▸ **GIVEN PROBLEM**
Will you repeat only the lines from the one with "Give me the matplotlib source for this chart." through the one with "2375, 3370, 2955]", both included, leaving every picture out?

▸ **DATA SUPPLIED**
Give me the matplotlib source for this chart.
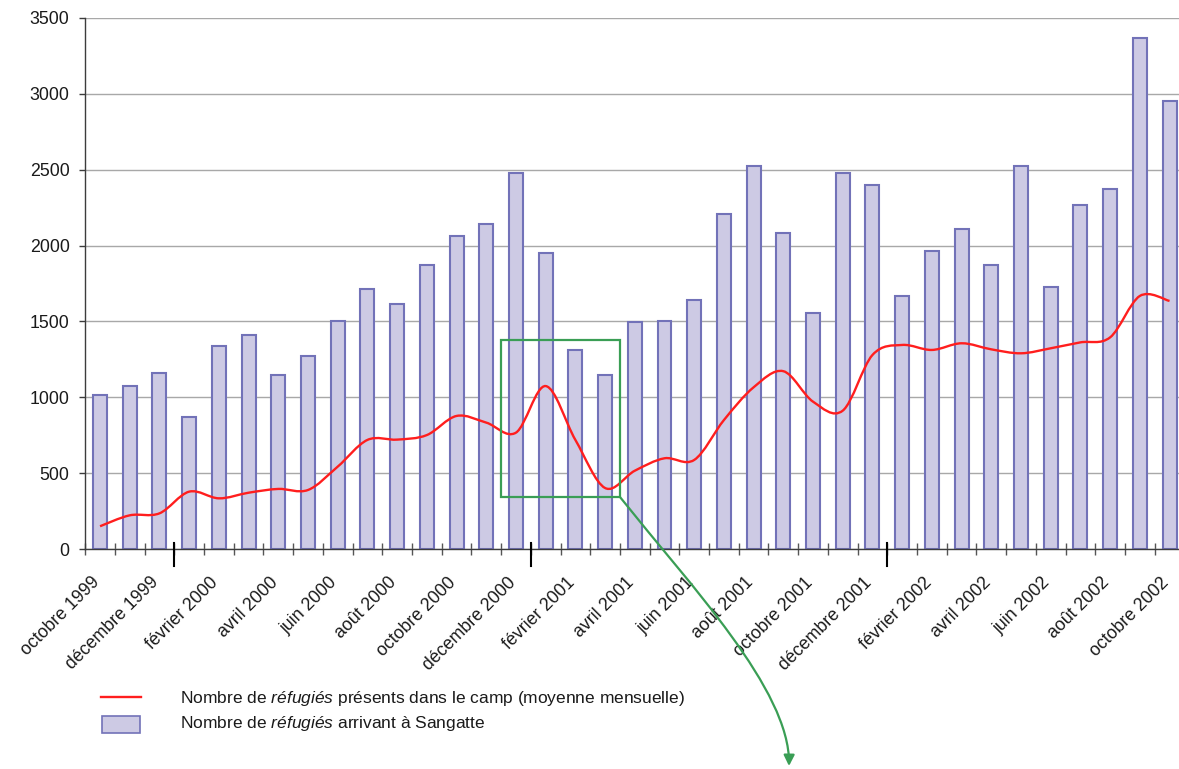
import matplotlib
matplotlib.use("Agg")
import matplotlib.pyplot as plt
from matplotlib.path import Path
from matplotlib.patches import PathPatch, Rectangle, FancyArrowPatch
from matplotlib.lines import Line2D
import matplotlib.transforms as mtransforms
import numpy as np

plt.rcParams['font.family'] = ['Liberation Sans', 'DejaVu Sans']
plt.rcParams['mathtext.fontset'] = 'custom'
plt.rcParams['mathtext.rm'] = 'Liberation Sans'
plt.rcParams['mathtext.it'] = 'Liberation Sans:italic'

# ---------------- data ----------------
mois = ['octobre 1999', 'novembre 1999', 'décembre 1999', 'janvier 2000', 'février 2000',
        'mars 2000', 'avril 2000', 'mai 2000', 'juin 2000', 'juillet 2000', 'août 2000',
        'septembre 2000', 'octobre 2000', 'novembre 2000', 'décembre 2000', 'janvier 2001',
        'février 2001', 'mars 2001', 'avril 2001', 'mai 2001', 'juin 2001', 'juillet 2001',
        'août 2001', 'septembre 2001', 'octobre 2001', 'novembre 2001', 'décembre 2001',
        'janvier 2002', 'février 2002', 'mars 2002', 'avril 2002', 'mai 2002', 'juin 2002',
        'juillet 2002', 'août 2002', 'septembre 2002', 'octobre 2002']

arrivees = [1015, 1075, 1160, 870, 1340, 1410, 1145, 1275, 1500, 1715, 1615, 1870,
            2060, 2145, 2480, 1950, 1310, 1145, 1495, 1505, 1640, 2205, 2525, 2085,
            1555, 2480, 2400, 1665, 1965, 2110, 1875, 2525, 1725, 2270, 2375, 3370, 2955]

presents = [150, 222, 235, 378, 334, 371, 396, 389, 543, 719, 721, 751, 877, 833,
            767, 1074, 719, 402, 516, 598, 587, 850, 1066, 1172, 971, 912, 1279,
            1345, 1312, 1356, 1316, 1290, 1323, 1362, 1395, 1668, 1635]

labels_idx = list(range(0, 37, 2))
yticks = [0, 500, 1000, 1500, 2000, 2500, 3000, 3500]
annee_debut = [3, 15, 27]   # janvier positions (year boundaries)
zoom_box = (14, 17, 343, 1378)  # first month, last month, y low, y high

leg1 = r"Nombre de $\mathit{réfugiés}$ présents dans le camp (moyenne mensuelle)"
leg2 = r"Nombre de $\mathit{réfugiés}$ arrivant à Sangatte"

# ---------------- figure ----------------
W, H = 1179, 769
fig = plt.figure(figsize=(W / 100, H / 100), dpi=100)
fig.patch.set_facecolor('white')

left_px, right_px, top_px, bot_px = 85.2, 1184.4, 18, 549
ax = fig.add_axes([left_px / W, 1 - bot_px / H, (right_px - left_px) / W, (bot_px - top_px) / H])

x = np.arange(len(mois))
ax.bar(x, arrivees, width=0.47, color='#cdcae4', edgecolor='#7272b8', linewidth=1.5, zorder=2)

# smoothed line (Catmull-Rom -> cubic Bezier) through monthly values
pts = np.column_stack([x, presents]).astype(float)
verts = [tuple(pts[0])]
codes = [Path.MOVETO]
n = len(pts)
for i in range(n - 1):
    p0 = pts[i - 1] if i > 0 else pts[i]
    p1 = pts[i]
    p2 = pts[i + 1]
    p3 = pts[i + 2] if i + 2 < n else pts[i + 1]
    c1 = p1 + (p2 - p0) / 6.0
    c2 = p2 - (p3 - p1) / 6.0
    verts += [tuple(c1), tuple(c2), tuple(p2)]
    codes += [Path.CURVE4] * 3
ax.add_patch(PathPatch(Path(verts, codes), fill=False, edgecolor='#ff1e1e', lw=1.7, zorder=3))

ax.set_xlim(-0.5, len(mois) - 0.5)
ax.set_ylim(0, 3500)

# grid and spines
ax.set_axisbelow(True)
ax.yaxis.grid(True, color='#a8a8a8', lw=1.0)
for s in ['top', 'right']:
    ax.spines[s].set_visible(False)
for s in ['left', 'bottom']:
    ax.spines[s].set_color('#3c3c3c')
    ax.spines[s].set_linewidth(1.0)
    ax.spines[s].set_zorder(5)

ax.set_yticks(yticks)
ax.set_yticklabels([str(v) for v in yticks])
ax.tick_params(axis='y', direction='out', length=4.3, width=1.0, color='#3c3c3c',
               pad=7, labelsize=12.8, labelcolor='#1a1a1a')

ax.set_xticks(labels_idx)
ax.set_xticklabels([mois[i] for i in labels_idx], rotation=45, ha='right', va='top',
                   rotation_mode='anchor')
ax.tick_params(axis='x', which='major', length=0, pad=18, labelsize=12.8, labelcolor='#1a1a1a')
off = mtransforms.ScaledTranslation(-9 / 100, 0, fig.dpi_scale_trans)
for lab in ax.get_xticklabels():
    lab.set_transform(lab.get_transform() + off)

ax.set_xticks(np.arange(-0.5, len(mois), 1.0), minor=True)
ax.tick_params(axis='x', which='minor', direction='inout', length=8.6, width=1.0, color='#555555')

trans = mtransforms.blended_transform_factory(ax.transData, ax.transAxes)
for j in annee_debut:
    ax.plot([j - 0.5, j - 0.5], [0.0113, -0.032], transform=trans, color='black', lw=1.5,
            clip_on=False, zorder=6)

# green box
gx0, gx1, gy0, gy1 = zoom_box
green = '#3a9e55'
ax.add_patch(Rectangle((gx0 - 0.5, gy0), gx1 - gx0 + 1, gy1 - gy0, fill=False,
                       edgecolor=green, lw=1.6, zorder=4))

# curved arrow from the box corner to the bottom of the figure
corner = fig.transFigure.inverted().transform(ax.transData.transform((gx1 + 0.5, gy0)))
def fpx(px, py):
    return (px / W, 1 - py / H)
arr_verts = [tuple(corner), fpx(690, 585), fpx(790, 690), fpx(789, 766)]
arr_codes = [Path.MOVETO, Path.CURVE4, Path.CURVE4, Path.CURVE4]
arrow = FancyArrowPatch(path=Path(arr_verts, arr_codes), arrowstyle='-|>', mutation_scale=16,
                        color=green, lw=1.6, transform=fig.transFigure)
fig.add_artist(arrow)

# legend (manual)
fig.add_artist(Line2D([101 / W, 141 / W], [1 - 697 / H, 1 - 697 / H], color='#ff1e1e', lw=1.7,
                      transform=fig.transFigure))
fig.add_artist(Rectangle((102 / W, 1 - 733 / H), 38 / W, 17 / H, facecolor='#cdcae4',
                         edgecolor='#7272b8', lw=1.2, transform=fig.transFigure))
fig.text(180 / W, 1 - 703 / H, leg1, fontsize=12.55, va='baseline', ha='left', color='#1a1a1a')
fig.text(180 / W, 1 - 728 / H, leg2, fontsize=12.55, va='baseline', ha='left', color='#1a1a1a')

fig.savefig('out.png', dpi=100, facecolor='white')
--
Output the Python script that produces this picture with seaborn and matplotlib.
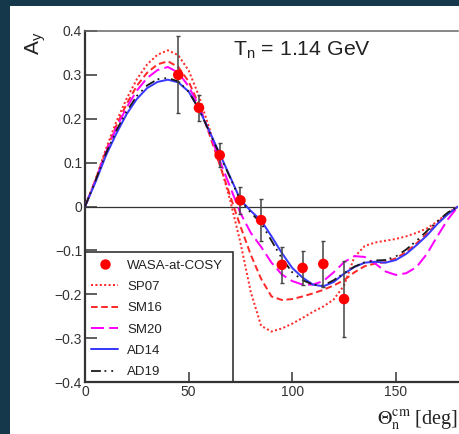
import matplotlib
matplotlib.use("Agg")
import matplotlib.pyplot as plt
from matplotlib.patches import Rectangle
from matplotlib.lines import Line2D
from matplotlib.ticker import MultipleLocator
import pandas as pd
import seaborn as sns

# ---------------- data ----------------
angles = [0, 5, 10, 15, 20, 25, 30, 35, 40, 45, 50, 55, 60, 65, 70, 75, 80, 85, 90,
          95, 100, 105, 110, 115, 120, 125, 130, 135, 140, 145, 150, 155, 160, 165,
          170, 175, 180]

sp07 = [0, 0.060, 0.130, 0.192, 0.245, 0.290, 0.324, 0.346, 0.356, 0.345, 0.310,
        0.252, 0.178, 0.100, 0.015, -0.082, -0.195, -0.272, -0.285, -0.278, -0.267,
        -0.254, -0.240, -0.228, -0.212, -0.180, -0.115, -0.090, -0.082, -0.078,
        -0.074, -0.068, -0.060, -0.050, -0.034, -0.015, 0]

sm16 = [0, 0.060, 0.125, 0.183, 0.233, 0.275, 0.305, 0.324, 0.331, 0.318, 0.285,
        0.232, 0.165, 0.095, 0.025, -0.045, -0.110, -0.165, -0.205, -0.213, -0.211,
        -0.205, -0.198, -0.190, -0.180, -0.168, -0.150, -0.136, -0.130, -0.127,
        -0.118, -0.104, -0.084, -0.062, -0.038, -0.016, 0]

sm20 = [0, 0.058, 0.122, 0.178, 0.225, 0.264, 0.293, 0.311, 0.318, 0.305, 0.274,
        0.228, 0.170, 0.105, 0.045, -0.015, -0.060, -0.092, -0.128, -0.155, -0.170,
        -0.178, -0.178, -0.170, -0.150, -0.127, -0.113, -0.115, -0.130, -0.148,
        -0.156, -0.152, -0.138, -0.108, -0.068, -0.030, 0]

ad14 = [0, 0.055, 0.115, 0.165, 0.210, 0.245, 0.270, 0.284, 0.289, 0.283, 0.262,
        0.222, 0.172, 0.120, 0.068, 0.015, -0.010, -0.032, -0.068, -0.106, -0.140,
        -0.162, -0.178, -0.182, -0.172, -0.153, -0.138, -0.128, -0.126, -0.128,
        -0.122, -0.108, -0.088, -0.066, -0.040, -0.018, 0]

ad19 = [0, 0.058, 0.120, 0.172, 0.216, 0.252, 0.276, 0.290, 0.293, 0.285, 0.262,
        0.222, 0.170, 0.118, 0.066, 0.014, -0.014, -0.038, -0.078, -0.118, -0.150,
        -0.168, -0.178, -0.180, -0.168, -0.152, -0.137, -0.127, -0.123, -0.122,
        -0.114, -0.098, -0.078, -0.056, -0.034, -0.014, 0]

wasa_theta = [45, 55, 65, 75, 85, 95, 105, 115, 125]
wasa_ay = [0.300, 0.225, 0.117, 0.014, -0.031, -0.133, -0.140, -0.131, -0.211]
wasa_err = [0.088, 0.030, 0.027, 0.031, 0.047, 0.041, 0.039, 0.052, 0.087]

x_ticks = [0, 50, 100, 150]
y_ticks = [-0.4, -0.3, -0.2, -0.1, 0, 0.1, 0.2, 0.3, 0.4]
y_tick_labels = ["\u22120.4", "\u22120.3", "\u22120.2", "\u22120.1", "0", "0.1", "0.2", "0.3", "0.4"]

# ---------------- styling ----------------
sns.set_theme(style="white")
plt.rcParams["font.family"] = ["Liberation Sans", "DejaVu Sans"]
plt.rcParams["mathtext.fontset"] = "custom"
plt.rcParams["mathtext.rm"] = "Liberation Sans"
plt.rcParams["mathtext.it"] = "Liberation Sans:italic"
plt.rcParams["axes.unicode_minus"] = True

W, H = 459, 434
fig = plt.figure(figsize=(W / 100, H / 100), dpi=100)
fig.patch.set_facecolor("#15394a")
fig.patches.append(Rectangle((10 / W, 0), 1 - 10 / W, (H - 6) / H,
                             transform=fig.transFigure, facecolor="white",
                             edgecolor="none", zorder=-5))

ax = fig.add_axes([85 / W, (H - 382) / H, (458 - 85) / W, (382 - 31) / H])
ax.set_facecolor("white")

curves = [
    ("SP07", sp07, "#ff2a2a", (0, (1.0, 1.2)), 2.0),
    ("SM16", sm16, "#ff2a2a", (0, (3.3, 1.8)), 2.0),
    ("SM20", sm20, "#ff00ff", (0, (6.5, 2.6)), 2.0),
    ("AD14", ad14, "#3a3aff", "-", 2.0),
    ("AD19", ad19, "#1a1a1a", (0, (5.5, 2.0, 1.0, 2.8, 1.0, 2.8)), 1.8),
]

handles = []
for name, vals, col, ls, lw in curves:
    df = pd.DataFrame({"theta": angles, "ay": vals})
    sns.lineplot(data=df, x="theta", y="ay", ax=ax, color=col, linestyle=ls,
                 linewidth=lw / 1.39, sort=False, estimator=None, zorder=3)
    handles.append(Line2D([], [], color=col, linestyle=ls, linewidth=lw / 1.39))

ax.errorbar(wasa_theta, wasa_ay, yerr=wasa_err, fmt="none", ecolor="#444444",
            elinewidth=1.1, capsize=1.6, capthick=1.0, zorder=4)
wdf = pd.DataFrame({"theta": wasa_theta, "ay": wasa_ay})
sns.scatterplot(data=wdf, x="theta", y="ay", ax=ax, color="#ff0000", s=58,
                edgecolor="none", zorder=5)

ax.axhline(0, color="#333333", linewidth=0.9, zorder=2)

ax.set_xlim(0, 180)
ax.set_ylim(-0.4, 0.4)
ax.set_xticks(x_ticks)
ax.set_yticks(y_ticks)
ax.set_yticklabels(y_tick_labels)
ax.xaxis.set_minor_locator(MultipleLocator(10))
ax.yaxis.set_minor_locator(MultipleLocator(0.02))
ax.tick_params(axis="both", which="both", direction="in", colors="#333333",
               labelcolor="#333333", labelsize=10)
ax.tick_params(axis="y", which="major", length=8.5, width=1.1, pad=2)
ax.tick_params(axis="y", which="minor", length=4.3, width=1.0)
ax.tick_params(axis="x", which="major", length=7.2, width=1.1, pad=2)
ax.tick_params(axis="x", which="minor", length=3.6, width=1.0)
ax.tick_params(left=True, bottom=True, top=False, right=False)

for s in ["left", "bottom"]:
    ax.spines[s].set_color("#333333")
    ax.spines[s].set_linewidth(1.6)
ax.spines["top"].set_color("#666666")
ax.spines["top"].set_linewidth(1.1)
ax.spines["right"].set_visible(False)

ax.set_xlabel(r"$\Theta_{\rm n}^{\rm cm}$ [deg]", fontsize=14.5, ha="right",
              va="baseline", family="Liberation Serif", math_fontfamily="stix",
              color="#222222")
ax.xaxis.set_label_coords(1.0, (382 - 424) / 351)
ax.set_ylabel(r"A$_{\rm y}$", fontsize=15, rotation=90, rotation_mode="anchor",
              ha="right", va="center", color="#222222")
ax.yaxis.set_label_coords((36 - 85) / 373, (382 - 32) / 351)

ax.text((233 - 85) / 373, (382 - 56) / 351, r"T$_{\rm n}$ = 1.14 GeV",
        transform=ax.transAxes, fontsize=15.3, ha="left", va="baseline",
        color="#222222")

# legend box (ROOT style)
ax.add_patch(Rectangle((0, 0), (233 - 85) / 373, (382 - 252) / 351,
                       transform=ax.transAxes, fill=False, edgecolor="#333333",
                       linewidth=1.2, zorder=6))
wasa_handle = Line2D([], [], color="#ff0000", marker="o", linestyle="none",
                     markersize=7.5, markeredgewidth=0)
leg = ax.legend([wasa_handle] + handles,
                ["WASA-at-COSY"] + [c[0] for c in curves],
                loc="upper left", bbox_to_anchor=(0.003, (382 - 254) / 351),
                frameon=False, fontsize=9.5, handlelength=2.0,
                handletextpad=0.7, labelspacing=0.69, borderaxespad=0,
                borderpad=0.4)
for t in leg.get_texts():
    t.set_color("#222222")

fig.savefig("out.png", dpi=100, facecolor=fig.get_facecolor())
==
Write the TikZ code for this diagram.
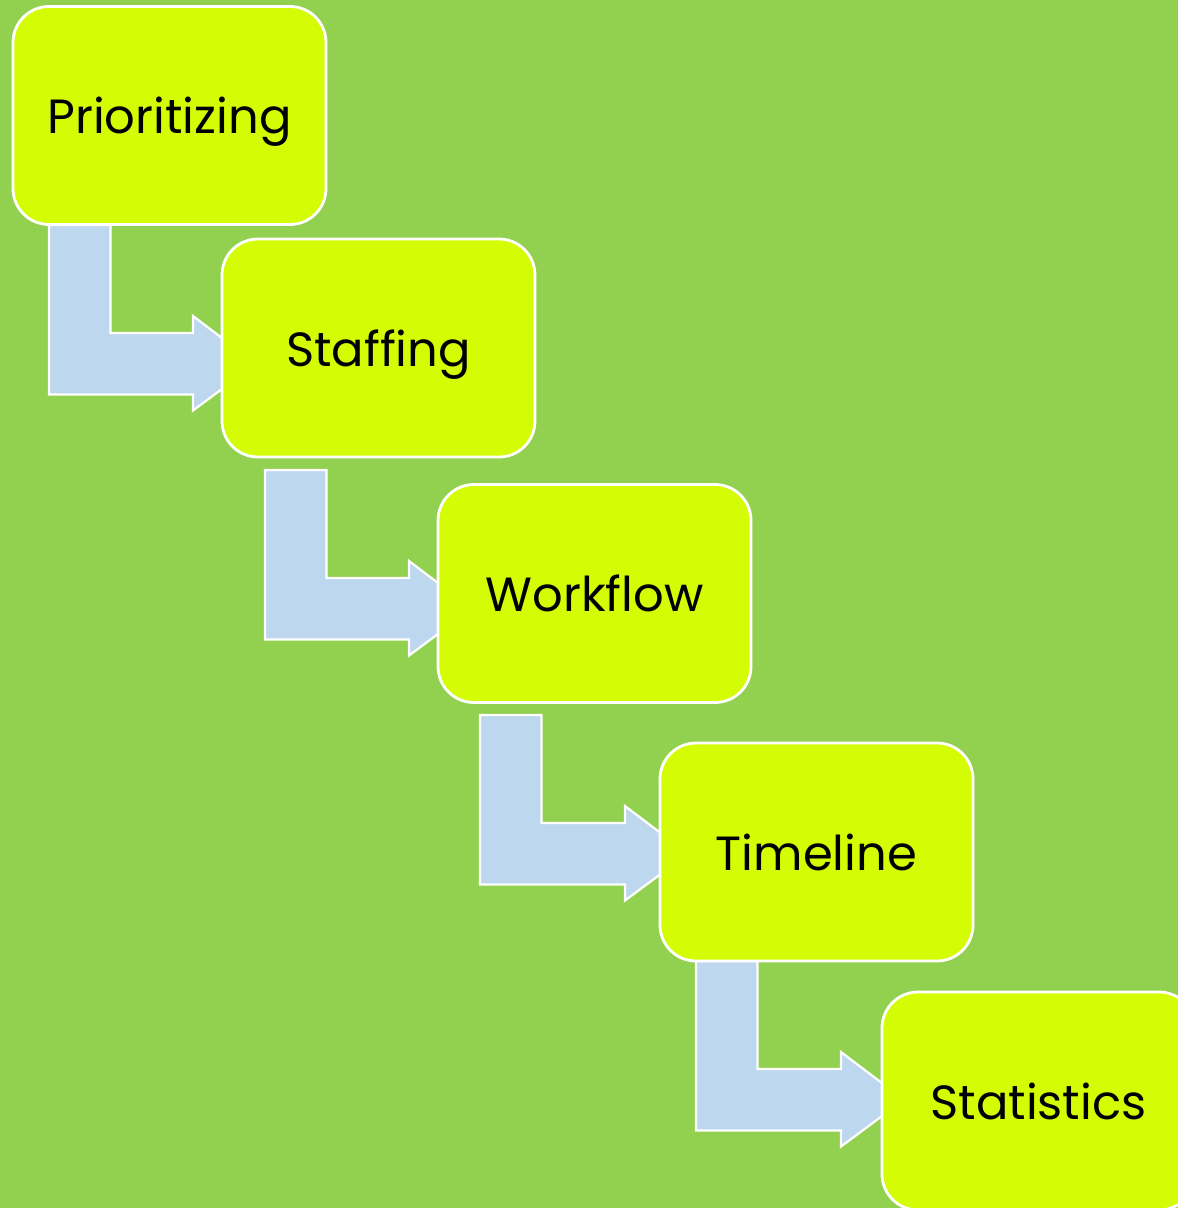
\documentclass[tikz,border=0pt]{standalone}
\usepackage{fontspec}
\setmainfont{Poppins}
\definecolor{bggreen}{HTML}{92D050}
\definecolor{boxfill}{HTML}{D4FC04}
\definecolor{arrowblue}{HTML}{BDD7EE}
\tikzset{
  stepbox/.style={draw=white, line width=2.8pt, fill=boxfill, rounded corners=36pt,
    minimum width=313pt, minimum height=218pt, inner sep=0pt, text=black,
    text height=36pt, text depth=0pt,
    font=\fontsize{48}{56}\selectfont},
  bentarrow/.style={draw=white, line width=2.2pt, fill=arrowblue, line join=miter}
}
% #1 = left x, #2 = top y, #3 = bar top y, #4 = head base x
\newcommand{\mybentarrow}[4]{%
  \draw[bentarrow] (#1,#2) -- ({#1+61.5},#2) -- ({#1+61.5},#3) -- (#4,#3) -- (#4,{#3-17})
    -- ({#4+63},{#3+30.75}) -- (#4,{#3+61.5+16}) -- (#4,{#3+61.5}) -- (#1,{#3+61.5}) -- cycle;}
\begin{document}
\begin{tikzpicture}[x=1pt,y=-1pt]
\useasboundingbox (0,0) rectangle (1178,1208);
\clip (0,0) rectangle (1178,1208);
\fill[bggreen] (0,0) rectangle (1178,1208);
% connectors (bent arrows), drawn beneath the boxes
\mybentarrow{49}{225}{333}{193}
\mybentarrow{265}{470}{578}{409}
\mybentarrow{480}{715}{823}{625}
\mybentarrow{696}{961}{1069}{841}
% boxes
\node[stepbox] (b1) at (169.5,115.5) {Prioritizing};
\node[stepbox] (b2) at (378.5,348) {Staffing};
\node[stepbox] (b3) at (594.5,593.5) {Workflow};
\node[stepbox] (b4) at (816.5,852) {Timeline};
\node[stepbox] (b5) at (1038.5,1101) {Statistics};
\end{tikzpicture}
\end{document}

▸ **RESPONSE**
Give me the matplotlib source for this chart.
import matplotlib
matplotlib.use("Agg")
import matplotlib.pyplot as plt
from matplotlib.path import Path
from matplotlib.patches import PathPatch, Rectangle, FancyArrowPatch
from matplotlib.lines import Line2D
import matplotlib.transforms as mtransforms
import numpy as np

plt.rcParams['font.family'] = ['Liberation Sans', 'DejaVu Sans']
plt.rcParams['mathtext.fontset'] = 'custom'
plt.rcParams['mathtext.rm'] = 'Liberation Sans'
plt.rcParams['mathtext.it'] = 'Liberation Sans:italic'

# ---------------- data ----------------
mois = ['octobre 1999', 'novembre 1999', 'décembre 1999', 'janvier 2000', 'février 2000',
        'mars 2000', 'avril 2000', 'mai 2000', 'juin 2000', 'juillet 2000', 'août 2000',
        'septembre 2000', 'octobre 2000', 'novembre 2000', 'décembre 2000', 'janvier 2001',
        'février 2001', 'mars 2001', 'avril 2001', 'mai 2001', 'juin 2001', 'juillet 2001',
        'août 2001', 'septembre 2001', 'octobre 2001', 'novembre 2001', 'décembre 2001',
        'janvier 2002', 'février 2002', 'mars 2002', 'avril 2002', 'mai 2002', 'juin 2002',
        'juillet 2002', 'août 2002', 'septembre 2002', 'octobre 2002']

arrivees = [1015, 1075, 1160, 870, 1340, 1410, 1145, 1275, 1500, 1715, 1615, 1870,
            2060, 2145, 2480, 1950, 1310, 1145, 1495, 1505, 1640, 2205, 2525, 2085,
            1555, 2480, 2400, 1665, 1965, 2110, 1875, 2525, 1725, 2270, 2375, 3370, 2955]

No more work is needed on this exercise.